During the trial, Makkonen claimed ignorance and said he viewed his role as technical. "I have never consciously made an unlawful choice in my life," he stated, according to Yle. Yet court records show he approved invoices and demanded explanations for office staff costs in 2019, only to approve the same company's bills days later.
Religious community credibility damaged
The conviction strikes at Finland's Orthodox community, which represents about 1% of the population but holds cultural importance in eastern regions where Karelian language preservation matters most. Makkonen led the entire Finnish Orthodox Church as Archbishop of Helsinki until his retirement in December 2024, making this the highest-ranking religious corruption case in recent Finnish memory.
The Karelian Language Association went bankrupt in September 2020 due to its poor financial condition. The timing suggests the grant fraud investigation may have accelerated the organization's collapse, leaving genuine language preservation efforts without institutional support during a critical period.

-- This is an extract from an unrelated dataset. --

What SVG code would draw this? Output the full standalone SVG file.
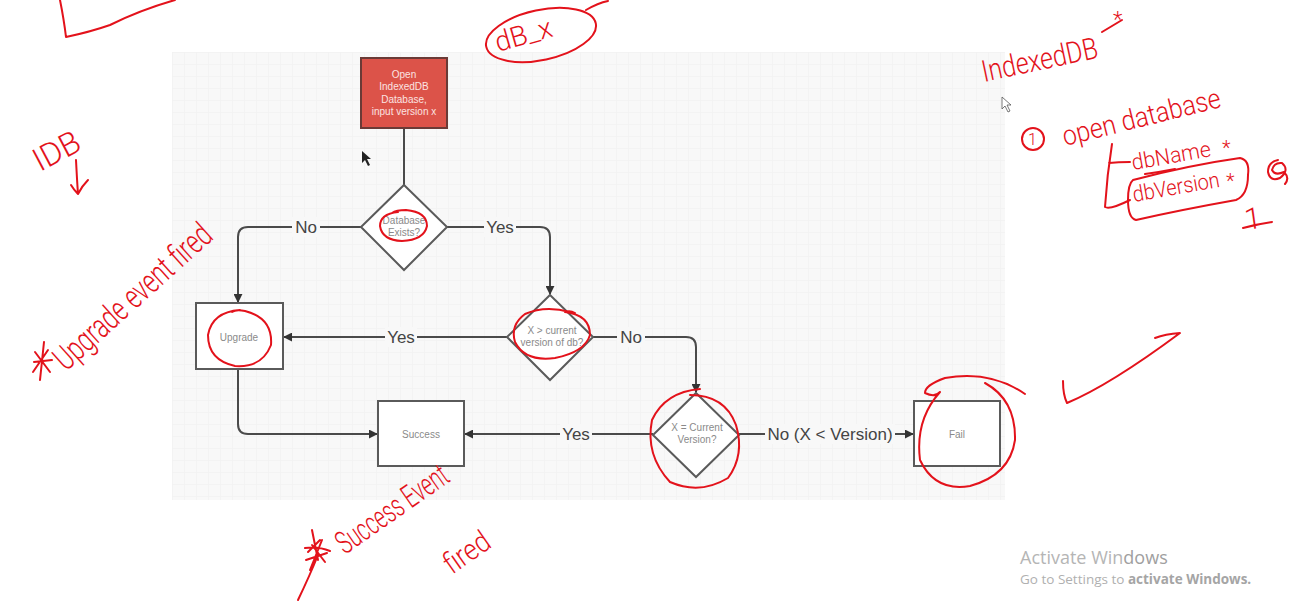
<svg xmlns="http://www.w3.org/2000/svg" width="1295" height="603" viewBox="0 0 1295 603">
<defs>
<pattern id="grid" x="172" y="52" width="12" height="12" patternUnits="userSpaceOnUse">
<path d="M12 0H0V12" fill="none" stroke="#ececec" stroke-width="1"/>
</pattern>
<marker id="arr" viewBox="0 0 10 10" refX="9" refY="5" markerWidth="9" markerHeight="9" markerUnits="userSpaceOnUse" orient="auto">
<path d="M0 0L10 5L0 10z" fill="#333"/>
</marker>
</defs>
<style>
.node{fill:#fff;stroke:#5a5a5a;stroke-width:2}
.nt{font-family:"Liberation Sans",Arial,sans-serif;font-size:10px;fill:#8a8a8a;text-anchor:middle}
.wt{font-family:"Liberation Sans",Arial,sans-serif;font-size:10px;fill:#fbe3e1;text-anchor:middle}
.con{fill:none;stroke:#4a4a4a;stroke-width:2}
.lbl{font-family:"Liberation Sans",Arial,sans-serif;font-size:17px;fill:#444;text-anchor:middle}
.lbg{fill:#f8f8f8}
.ink{fill:none;stroke:#e3121b;stroke-width:2;stroke-linecap:round;stroke-linejoin:round}
.hw{font-family:Roboto,"DejaVu Sans",sans-serif;font-weight:300;fill:#e3121b}
.win1{font-family:"Open Sans","Liberation Sans",sans-serif;font-size:18px;fill:#b5b5b5}
.win2{font-family:"Open Sans","Liberation Sans",sans-serif;font-size:13.5px;fill:#b0b0b0}
</style>
<rect width="1295" height="603" fill="#fff"/>
<rect x="172" y="52" width="833" height="448" fill="#f8f8f8"/>
<rect x="172" y="52" width="833" height="448" fill="url(#grid)" opacity="0.7"/>

<g id="connectors">
<path class="con" d="M404 128V185"/>
<path class="con" d="M361 227H248Q238 227 238 237V302" marker-end="url(#arr)"/>
<path class="con" d="M447 227H540Q550 227 550 237V294" marker-end="url(#arr)"/>
<path class="con" d="M507 337H284" marker-end="url(#arr)"/>
<path class="con" d="M593 337H686Q696 337 696 347V392" marker-end="url(#arr)"/>
<path class="con" d="M653 434H465" marker-end="url(#arr)"/>
<path class="con" d="M739 434H913" marker-end="url(#arr)"/>
<path class="con" d="M238 369V424Q238 434 248 434H377" marker-end="url(#arr)"/>
<rect class="lbg" x="292" y="217" width="28" height="20"/>
<text class="lbl" x="306" y="233">No</text>
<rect class="lbg" x="484" y="217" width="32" height="20"/>
<text class="lbl" x="500" y="233">Yes</text>
<rect class="lbg" x="385" y="327" width="32" height="20"/>
<text class="lbl" x="401" y="343">Yes</text>
<rect class="lbg" x="617" y="327" width="28" height="20"/>
<text class="lbl" x="631" y="343">No</text>
<rect class="lbg" x="560" y="424" width="32" height="20"/>
<text class="lbl" x="576" y="440">Yes</text>
<rect class="lbg" x="765" y="424" width="130" height="20"/>
<text class="lbl" x="830" y="440">No (X &lt; Version)</text>
</g>

<g id="open">
<rect x="361" y="58" width="86" height="70" fill="#dc5349" stroke="#6a3a36" stroke-width="2"/>
<text class="wt" x="404" y="78">Open</text>
<text class="wt" x="404" y="90">IndexedDB</text>
<text class="wt" x="404" y="103">Database,</text>
<text class="wt" x="404" y="115">input version x</text>
</g>
<g id="exists">
<path class="node" d="M404 185L447 227L404 270L361 227Z"/>
<text class="nt" x="404" y="224">Database</text>
<text class="nt" x="404" y="236">Exists?</text>
</g>
<g id="greater">
<path class="node" d="M550 295L593 337L550 380L507 337Z"/>
<text class="nt" x="552" y="334">X &gt; current</text>
<text class="nt" x="552" y="346">version of db?</text>
</g>
<g id="equal">
<path class="node" d="M696 393L739 435L696 477L653 435Z"/>
<text class="nt" x="697" y="431">X = Current</text>
<text class="nt" x="697" y="443">Version?</text>
</g>
<g id="upgrade">
<rect class="node" x="196" y="303" width="87" height="66"/>
<text class="nt" x="239" y="341">Upgrade</text>
</g>
<g id="success">
<rect class="node" x="378" y="401" width="86" height="65"/>
<text class="nt" x="421" y="438">Success</text>
</g>
<g id="fail">
<rect class="node" x="914" y="401" width="86" height="65"/>
<text class="nt" x="957" y="438">Fail</text>
</g>

<g id="cursors">
<path d="M362 151L362 163L365 160L368 166L370 165L367 159L371 159Z" fill="#222"/>
<path d="M1002 97L1002 109L1005 106L1008 112L1010 111L1007 105L1011 105Z" fill="#fff" stroke="#555" stroke-width="0.8"/>
</g>

<g id="annotations">
<path class="ink" d="M60 0Q64 20 66 37Q90 32 110 25Q140 10 175 0"/>
<ellipse class="ink" cx="541" cy="35" rx="56" ry="25" transform="rotate(-12 541 35)"/>
<path class="ink" d="M586 10Q598 3 608 1"/>
<text class="hw" font-size="28" transform="translate(498 52) rotate(-16)">dB_x</text>

<path class="ink" d="M398 212Q380 214 380 226Q382 240 402 241Q424 240 427 226Q427 212 406 210Q396 210 392 213"/>
<path class="ink" d="M570 312Q545 305 525 314Q510 325 515 342Q525 362 555 358Q585 352 590 335Q590 315 565 312Q570 310 575 313"/>
<path class="ink" d="M700 389Q665 392 652 420Q645 455 670 482Q700 495 728 478Q745 455 736 425Q725 395 690 395"/>
<path class="ink" d="M240 310Q212 312 208 335Q208 360 235 366Q262 368 271 345Q273 318 245 311Q236 309 232 312"/>
<path class="ink" d="M1025 394Q990 370 945 378Q925 385 925 393Q935 398 940 392Q915 420 920 460Q935 492 970 486Q1010 475 1015 440Q1016 400 985 383"/>
<path class="ink" d="M1063 381Q1063 395 1067 403Q1110 385 1180 333Q1165 334 1155 338"/>

<text class="hw" font-size="30" transform="translate(984 82) rotate(-12)" textLength="118" lengthAdjust="spacingAndGlyphs">IndexedDB</text>
<path class="ink" d="M1102 32L1122 20"/>
<text class="hw" font-size="22" transform="translate(1113 27)">*</text>
<circle class="ink" cx="1033" cy="139" r="11"/>
<text class="hw" font-size="16" x="1028" y="145">1</text>
<text class="hw" font-size="28" transform="translate(1065 146) rotate(-14)" textLength="162" lengthAdjust="spacingAndGlyphs">open database</text>
<path class="ink" d="M1112 144Q1107 175 1105 207Q1110 210 1130 200M1109 163Q1118 162 1130 162"/>
<text class="hw" font-size="22" transform="translate(1133 170) rotate(-10)" textLength="80" lengthAdjust="spacingAndGlyphs">dbName</text>
<text class="hw" font-size="20" transform="translate(1222 155)">*</text>
<path class="ink" d="M1145 174Q1160 172 1175 169"/>
<path class="ink" d="M1133 180Q1190 165 1240 158Q1250 160 1248 175Q1248 195 1236 200Q1180 210 1136 220Q1128 218 1128 200Q1128 184 1133 180Z"/>
<text class="hw" font-size="22" transform="translate(1134 202) rotate(-10)" textLength="88" lengthAdjust="spacingAndGlyphs">dbVersion</text>
<text class="hw" font-size="20" transform="translate(1226 188)">*</text>
<path class="ink" d="M1278 160Q1268 162 1268 172Q1270 182 1280 178Q1290 170 1282 163Q1274 162 1272 170Q1275 176 1284 172Q1290 178 1285 184"/>
<text class="hw" font-size="30" transform="translate(1246 230) rotate(-8)">1</text>
<path class="ink" d="M1243 228Q1258 224 1272 222"/>

<text class="hw" font-size="32" transform="translate(40 172) rotate(-28)">IDB</text>
<path class="ink" d="M76 160Q77 180 78 194M71 185Q74 190 78 194Q82 186 88 180"/>

<path class="ink" d="M40 380L44 342M35 352L50 372M48 350L33 372M34 362L52 360"/>
<text class="hw" font-size="34" transform="translate(66 372) rotate(-42)" textLength="200" lengthAdjust="spacingAndGlyphs">Upgrade event fired</text>

<path class="ink" d="M298 600Q310 575 318 555M312 530L318 560M305 548Q318 546 330 551M310 570L322 540M306 560L327 553M312 545L325 562M308 552L320 540"/>
<text class="hw" font-size="32" transform="translate(345 555) rotate(-35)" textLength="130" lengthAdjust="spacingAndGlyphs">Success Event</text>
<text class="hw" font-size="30" transform="translate(452 575) rotate(-35)" textLength="50" lengthAdjust="spacingAndGlyphs">fired</text>
</g>

<g id="watermark">
<text class="win1" x="1020" y="564">Activate Win<tspan fill="#a0a0a0">dows</tspan></text>
<text class="win2" x="1020" y="584">Go to Settings to <tspan font-weight="bold" fill="#a5a5a5">activate Windows.</tspan></text>
</g>
</svg>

Oversight system failures exposed
Finland's grant oversight system typically catches financial irregularities quickly, but this case ran for three years before detection. The Ministry of Education and Culture's failure to spot the deceptive bookkeeping exposes weaknesses in monitoring procedures for cultural and linguistic grants, which often go to small organizations with limited administrative capacity.
The case reveals how religious organizations can exploit their trusted status to avoid scrutiny. Makkonen's dual role as both spiritual leader and grant administrator created conflicts of interest that went unaddressed until prosecutors intervened. This conviction sends a clear message that religious authority provides no immunity from financial accountability.